Stated exercise: Extract, in full, the lines below, beginning at the first and ending with the line that contains "const onsetA = 180;". Pictures do not belong in the copy.

──────── Recorded information

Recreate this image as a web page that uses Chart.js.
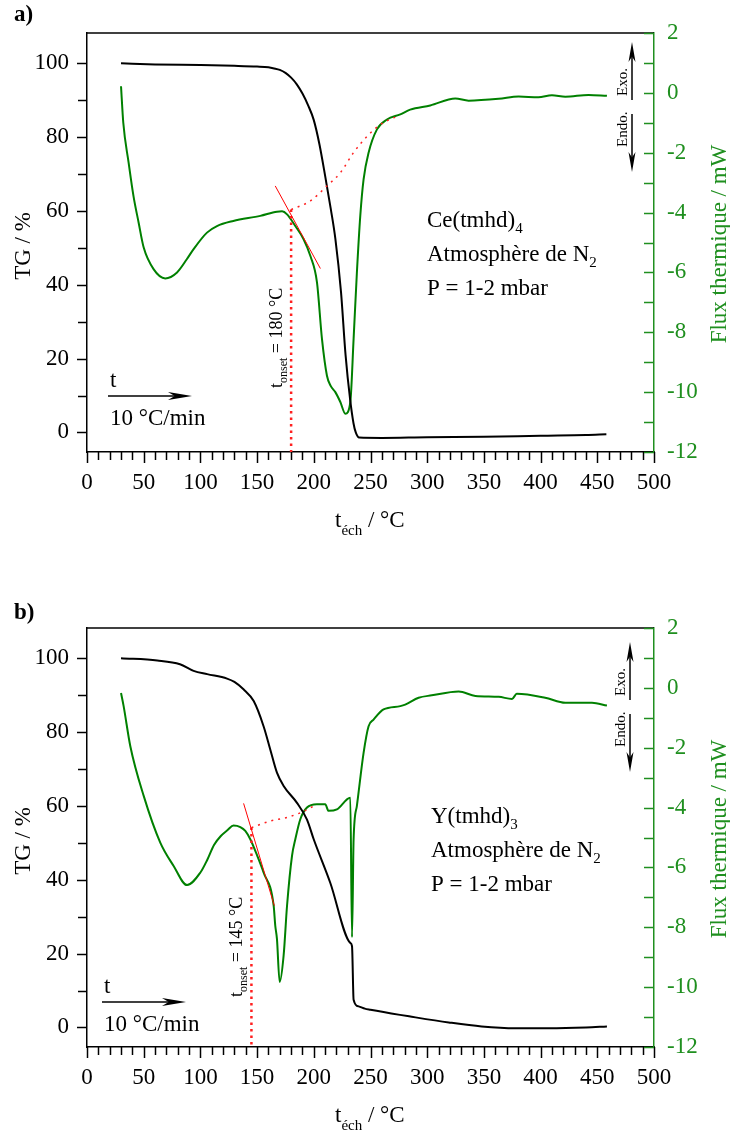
<!DOCTYPE html>
<html>
<head>
<meta charset="utf-8">
<script src="https://cdn.jsdelivr.net/npm/chart.js@4.4.1/dist/chart.umd.min.js"></script>
<style>
  body { margin: 0; background: #fff; width: 730px; height: 1133px; overflow: hidden; position: relative; }
  canvas { position: absolute; left: 0; }
  #chartA { top: 0; }
  #chartB { top: 595px; }
</style>
</head>
<body>
<canvas id="chartA" width="730" height="566"></canvas>
<canvas id="chartB" width="730" height="566"></canvas>
<script>
// ---- data, chart a : Ce(tmhd)4 ----
const tempTgA = [30, 60, 100, 130, 150, 160, 165, 170, 175, 180, 185, 190, 195, 200, 205, 210, 215, 219, 224, 228, 232, 235, 237, 240, 260, 300, 350, 400, 440, 458];
const tgA = [100, 99.7, 99.5, 99.3, 99.1, 98.9, 98.6, 98.2, 97.4, 96.1, 94.3, 91.8, 88.6, 84.6, 78, 69.5, 60.5, 52.5, 38, 21, 9, 2.5, 0, -1.4, -1.5, -1.3, -1.2, -0.9, -0.7, -0.5];
const tempFluxA = [30, 32, 36.7, 41, 45.5, 50, 58.7, 69, 79.4, 88, 94, 105.8, 114.6, 129, 152.8, 167.5, 172, 176.4, 183.7, 191, 197, 202.8, 207.2, 211.6, 215, 219, 223.4, 227.8, 232.2, 235.1, 238, 241, 243.9, 248.3, 255.7, 264.5, 276.3, 285, 302.7, 324.8, 336.5, 363, 380.6, 398, 410, 421.8, 442.3, 458.5];
const fluxA = [0.22, -1.0, -2.33, -3.45, -4.33, -5.17, -5.89, -6.2, -6.0, -5.56, -5.22, -4.67, -4.45, -4.28, -4.11, -3.97, -3.96, -4.06, -4.45, -4.89, -5.45, -6.33, -8.22, -9.45, -9.8, -10.0, -10.33, -10.72, -10.33, -8.22, -6.0, -4.1, -2.89, -2.0, -1.22, -0.89, -0.72, -0.56, -0.42, -0.19, -0.26, -0.2, -0.12, -0.15, -0.08, -0.13, -0.07, -0.1];
const tangentTempA = [166, 205.8];
const tangentA = [-3.11, -5.87];
const baseTempA = [180, 197, 211.6, 223.4, 235, 247, 258.6, 273.4];
const baseA = [-3.9, -3.61, -3.11, -2.67, -2.0, -1.45, -1.06, -0.78];
const onsetA = 180;

// ---- data, chart b : Y(tmhd)3 ----
const tempTgB = [30, 62, 82, 94, 106, 123.5, 130, 138, 147, 155.7, 161.6, 167.5, 173.4, 185, 194, 200, 214.5, 232.2, 233.7, 235.1, 239.5, 245, 250, 276, 284, 319, 348, 378, 407, 440, 458.5];
const tgB = [100, 99.4, 98.4, 96.6, 95.7, 94.5, 93.6, 91.6, 88.4, 81.6, 75.3, 69, 65.4, 60.9, 56.3, 50.9, 39.2, 22.9, 22, 7.5, 5.7, 5.1, 4.8, 3.4, 3.0, 1.36, 0.27, -0.2, -0.2, 0.0, 0.27];
const tempFluxB = [30, 32.3, 38.2, 50, 64.6, 76.4, 88.2, 100, 106, 112, 118, 124, 129.2, 135.2, 139.6, 144, 150, 155.7, 164.6, 166, 167.5, 169.9, 173.4, 176.4, 180.8, 183.7, 188.1, 194, 202.8, 210.1, 213, 220.4, 232.2, 233.7, 235.1, 238, 243.9, 248.3, 252.7, 261.5, 276.3, 280.6, 292.4, 304, 327.8, 342.5, 363, 374.8, 379, 404, 421.8, 445.3, 458.5];
const fluxB = [-0.17, -0.61, -1.95, -3.61, -5.17, -5.95, -6.59, -6.17, -5.75, -5.25, -4.95, -4.75, -4.6, -4.65, -4.78, -5.06, -5.6, -6.17, -7.28, -7.94, -8.39, -9.83, -8.94, -7.28, -5.61, -5.06, -4.39, -4.0, -3.89, -3.89, -4.11, -4.06, -3.67, -8.33, -5.06, -3.94, -2.17, -1.28, -1.06, -0.72, -0.61, -0.56, -0.33, -0.25, -0.12, -0.27, -0.3, -0.37, -0.2, -0.33, -0.5, -0.5, -0.59];
const tangentTempB = [138.1, 165.2];
const tangentB = [-3.86, -7.28];
const baseTempB = [145, 161.6, 176.4, 189.6, 199.8];
const baseB = [-4.67, -4.45, -4.33, -4.15, -3.95];
const onsetB = 145;

// axis ranges / tick labels
const xMin = 0, xMax = 500;
const tgMin = -5.3, tgMax = 108.2;
const fluxMin = -12, fluxMax = 2;
const xLabels = [0, 50, 100, 150, 200, 250, 300, 350, 400, 450, 500];
const tgLabels = [0, 20, 40, 60, 80, 100];
const fluxLabels = [-12, -10, -8, -6, -4, -2, 0, 2];

const SERIF = '"Liberation Serif", "Times New Roman", serif';
const GREEN = '#008000';
const AXIS_GREEN = '#1f8f1f';

function pts(xs, ys) {
  return xs.map((x, i) => ({ x: x, y: ys[i] }));
}

function runs(ctx, x, y, parts) {
  let cx = x;
  parts.forEach(p => {
    ctx.font = (p[2] ? 'bold ' : '') + p[1] + 'px ' + SERIF;
    ctx.fillText(p[0], cx, y + (p[3] || 0));
    cx += ctx.measureText(p[0]).width;
  });
}

function arrow(ctx, x1, y1, x2, y2, len, half) {
  const d = Math.hypot(x2 - x1, y2 - y1);
  const ux = (x2 - x1) / d, uy = (y2 - y1) / d;
  const nx = -uy, ny = ux;
  ctx.beginPath();
  ctx.moveTo(x1, y1);
  ctx.lineTo(x2 - ux * len * 0.7, y2 - uy * len * 0.7);
  ctx.stroke();
  ctx.beginPath();
  ctx.moveTo(x2, y2);
  ctx.lineTo(x2 - ux * len + nx * half, y2 - uy * len + ny * half);
  ctx.lineTo(x2 - ux * len * 0.72, y2 - uy * len * 0.72);
  ctx.lineTo(x2 - ux * len - nx * half, y2 - uy * len - ny * half);
  ctx.closePath();
  ctx.fill();
}

function decor(cfg) {
  return {
    id: 'decor',
    afterDraw(chart) {
      const ctx = chart.ctx;
      const a = chart.chartArea;
      const sx = chart.scales.x, sy = chart.scales.y, sy2 = chart.scales.y2;
      ctx.save();
      ctx.lineWidth = 1.5;
      ctx.strokeStyle = '#000';
      ctx.beginPath(); ctx.moveTo(a.left, a.top); ctx.lineTo(a.right, a.top); ctx.stroke();
      // minor + major ticks
      for (let v = xMin; v <= xMax; v += 10) {
        const px = Math.round(sx.getPixelForValue(v)) + 0.5;
        ctx.beginPath(); ctx.moveTo(px, a.bottom); ctx.lineTo(px, a.bottom + (v % 50 === 0 ? 11 : 8)); ctx.stroke();
      }
      for (let v = 0; v <= 100; v += 10) {
        const py = Math.round(sy.getPixelForValue(v)) + 0.5;
        ctx.beginPath(); ctx.moveTo(a.left, py); ctx.lineTo(a.left - (v % 20 === 0 ? 10 : 9), py); ctx.stroke();
      }
      ctx.strokeStyle = AXIS_GREEN;
      for (let v = fluxMin; v <= fluxMax; v += 1) {
        const py = Math.round(sy2.getPixelForValue(v)) + 0.5;
        ctx.beginPath(); ctx.moveTo(a.right, py); ctx.lineTo(a.right - 10, py); ctx.stroke();
      }

      ctx.fillStyle = '#000';
      ctx.textBaseline = 'alphabetic';
      ctx.textAlign = 'left';
      runs(ctx, 14, cfg.tagY, [[cfg.tag, 23, true]]);

      // sample text
      runs(ctx, cfg.textX, cfg.textY, [[cfg.formula, 23], [cfg.sub, 15, false, 6]]);
      runs(ctx, cfg.textX, cfg.textY + 34, [['Atmosphère de N', 23], ['2', 15, false, 6]]);
      runs(ctx, cfg.textX, cfg.textY + 68, [['P = 1-2 mbar', 23]]);

      // heating rate
      runs(ctx, cfg.rateX + 2, cfg.rateY - 9, [['t', 23]]);
      ctx.strokeStyle = '#000'; ctx.lineWidth = 1.5;
      arrow(ctx, cfg.rateX, cfg.rateY, cfg.rateX + 84, cfg.rateY, 24, 4);
      runs(ctx, cfg.rateX + 2, cfg.rateY + 29, [['10 °C/min', 23]]);

      // x title
      runs(ctx, 335, 527, [['t', 23], ['éch', 15, false, 8], [' / °C', 23]]);

      // exo / endo
      arrow(ctx, cfg.exoX, cfg.exoY + 58, cfg.exoX, cfg.exoY, 20, 3.5);
      arrow(ctx, cfg.exoX, cfg.exoY + 72, cfg.exoX, cfg.exoY + 130, 20, 3.5);
      ctx.save();
      ctx.translate(cfg.exoX - 5, cfg.exoY + 54);
      ctx.rotate(-Math.PI / 2);
      runs(ctx, 0, 0, [['Exo.', 15]]);
      ctx.restore();
      ctx.save();
      ctx.translate(cfg.exoX - 5, cfg.exoY + 105);
      ctx.rotate(-Math.PI / 2);
      runs(ctx, 0, 0, [['Endo.', 15]]);
      ctx.restore();

      // onset label
      ctx.save();
      ctx.translate(sx.getPixelForValue(cfg.onset) - 9, cfg.onsetY);
      ctx.rotate(-Math.PI / 2);
      runs(ctx, 0, 0, [['t', 18], ['onset', 12, false, 5], [' = ' + cfg.onset + ' °C', 18]]);
      ctx.restore();

      // y titles
      ctx.save();
      ctx.translate(30, 246);
      ctx.rotate(-Math.PI / 2);
      ctx.textAlign = 'center';
      ctx.font = '23px ' + SERIF;
      ctx.fillText('TG / %', 0, 0);
      ctx.restore();
      ctx.save();
      ctx.translate(726, 244);
      ctx.rotate(-Math.PI / 2);
      ctx.textAlign = 'center';
      ctx.fillStyle = AXIS_GREEN;
      ctx.font = '23px ' + SERIF;
      ctx.fillText('Flux thermique / mW', 0, 0);
      ctx.restore();
      ctx.restore();
    }
  };
}

function fixedTicks(list) {
  return (s) => { s.ticks = list.map(v => ({ value: v })); };
}

function makeChart(id, d, cfg) {
  const tickFont = { family: SERIF, size: 23 };
  return new Chart(document.getElementById(id), {
    type: 'line',
    data: {
      datasets: [
        {
          label: 'tangente',
          data: pts(d.tanX, d.tanY),
          yAxisID: 'y2',
          borderColor: '#ff0000',
          borderWidth: 1,
          tension: 0,
          order: 0,
        },
        {
          label: 'ligne de base',
          data: pts(d.baseX, d.baseY),
          yAxisID: 'y2',
          borderColor: '#ff2020',
          borderWidth: 1.5,
          borderDash: [2, 5],
          cubicInterpolationMode: 'monotone',
          order: 0,
        },
        {
          label: 'onset',
          data: pts([d.onset, d.onset], [d.baseY[0], fluxMin]),
          yAxisID: 'y2',
          borderColor: '#ff2020',
          borderWidth: 2.5,
          borderDash: [2.5, 4],
          order: 0,
        },
        {
          label: 'TG',
          data: pts(d.tgX, d.tgY),
          yAxisID: 'y',
          borderColor: '#000',
          borderWidth: 2,
          cubicInterpolationMode: 'monotone',
          order: 1,
        },
        {
          label: 'Flux thermique',
          data: pts(d.fluxX, d.fluxY),
          yAxisID: 'y2',
          borderColor: GREEN,
          borderWidth: 2,
          cubicInterpolationMode: 'monotone',
          order: 2,
        },
      ],
    },
    options: {
      responsive: false,
      animation: false,
      devicePixelRatio: 1,
      layout: { padding: { top: 33, left: 0, right: 0, bottom: 0 } },
      elements: { point: { radius: 0 } },
      plugins: { legend: { display: false }, tooltip: { enabled: false } },
      scales: {
        x: {
          type: 'linear',
          min: xMin,
          max: xMax,
          bounds: 'data',
          grid: { drawOnChartArea: false, drawTicks: false },
          border: { color: '#000', width: 1.5 },
          ticks: { autoSkip: false, maxRotation: 0, padding: 17, color: '#000', font: tickFont },
          afterBuildTicks: fixedTicks(xLabels),
          afterFit: (s) => { s.height = 114; },
        },
        y: {
          position: 'left',
          min: tgMin,
          max: tgMax,
          bounds: 'data',
          grid: { drawOnChartArea: false, drawTicks: false },
          border: { color: '#000', width: 1.5 },
          ticks: { autoSkip: false, padding: 18, color: '#000', font: tickFont },
          afterBuildTicks: fixedTicks(tgLabels),
          afterFit: (s) => { s.width = 87; },
        },
        y2: {
          position: 'right',
          min: fluxMin,
          max: fluxMax,
          bounds: 'data',
          grid: { drawOnChartArea: false, drawTicks: false },
          border: { color: AXIS_GREEN, width: 1.5 },
          ticks: { autoSkip: false, padding: 13, color: AXIS_GREEN, font: tickFont },
          afterBuildTicks: fixedTicks(fluxLabels),
          afterFit: (s) => { s.width = 76; },
        },
      },
    },
    plugins: [decor(cfg)],
  });
}

makeChart('chartA', {
  tgX: tempTgA, tgY: tgA, fluxX: tempFluxA, fluxY: fluxA,
  tanX: tangentTempA, tanY: tangentA, baseX: baseTempA, baseY: baseA, onset: onsetA,
}, {
  tag: 'a)', tagY: 21, formula: 'Ce(tmhd)', sub: '4', textX: 427, textY: 227,
  rateX: 108, rateY: 396, exoX: 632, exoY: 42, onset: onsetA, onsetY: 388,
});

makeChart('chartB', {
  tgX: tempTgB, tgY: tgB, fluxX: tempFluxB, fluxY: fluxB,
  tanX: tangentTempB, tanY: tangentB, baseX: baseTempB, baseY: baseB, onset: onsetB,
}, {
  tag: 'b)', tagY: 24, formula: 'Y(tmhd)', sub: '3', textX: 431, textY: 228,
  rateX: 102, rateY: 407, exoX: 630, exoY: 47, onset: onsetB, onsetY: 402,
});
</script>
</body>
</html>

────────────────

Answer below:
Recreate this image as a web page that uses Chart.js.
<!DOCTYPE html>
<html>
<head>
<meta charset="utf-8">
<script src="https://cdn.jsdelivr.net/npm/chart.js@4.4.1/dist/chart.umd.min.js"></script>
<style>
  body { margin: 0; background: #fff; width: 730px; height: 1133px; overflow: hidden; position: relative; }
  canvas { position: absolute; left: 0; }
  #chartA { top: 0; }
  #chartB { top: 595px; }
</style>
</head>
<body>
<canvas id="chartA" width="730" height="566"></canvas>
<canvas id="chartB" width="730" height="566"></canvas>
<script>
// ---- data, chart a : Ce(tmhd)4 ----
const tempTgA = [30, 60, 100, 130, 150, 160, 165, 170, 175, 180, 185, 190, 195, 200, 205, 210, 215, 219, 224, 228, 232, 235, 237, 240, 260, 300, 350, 400, 440, 458];
const tgA = [100, 99.7, 99.5, 99.3, 99.1, 98.9, 98.6, 98.2, 97.4, 96.1, 94.3, 91.8, 88.6, 84.6, 78, 69.5, 60.5, 52.5, 38, 21, 9, 2.5, 0, -1.4, -1.5, -1.3, -1.2, -0.9, -0.7, -0.5];
const tempFluxA = [30, 32, 36.7, 41, 45.5, 50, 58.7, 69, 79.4, 88, 94, 105.8, 114.6, 129, 152.8, 167.5, 172, 176.4, 183.7, 191, 197, 202.8, 207.2, 211.6, 215, 219, 223.4, 227.8, 232.2, 235.1, 238, 241, 243.9, 248.3, 255.7, 264.5, 276.3, 285, 302.7, 324.8, 336.5, 363, 380.6, 398, 410, 421.8, 442.3, 458.5];
const fluxA = [0.22, -1.0, -2.33, -3.45, -4.33, -5.17, -5.89, -6.2, -6.0, -5.56, -5.22, -4.67, -4.45, -4.28, -4.11, -3.97, -3.96, -4.06, -4.45, -4.89, -5.45, -6.33, -8.22, -9.45, -9.8, -10.0, -10.33, -10.72, -10.33, -8.22, -6.0, -4.1, -2.89, -2.0, -1.22, -0.89, -0.72, -0.56, -0.42, -0.19, -0.26, -0.2, -0.12, -0.15, -0.08, -0.13, -0.07, -0.1];
const tangentTempA = [166, 205.8];
const tangentA = [-3.11, -5.87];
const baseTempA = [180, 197, 211.6, 223.4, 235, 247, 258.6, 273.4];
const baseA = [-3.9, -3.61, -3.11, -2.67, -2.0, -1.45, -1.06, -0.78];
const onsetA = 180;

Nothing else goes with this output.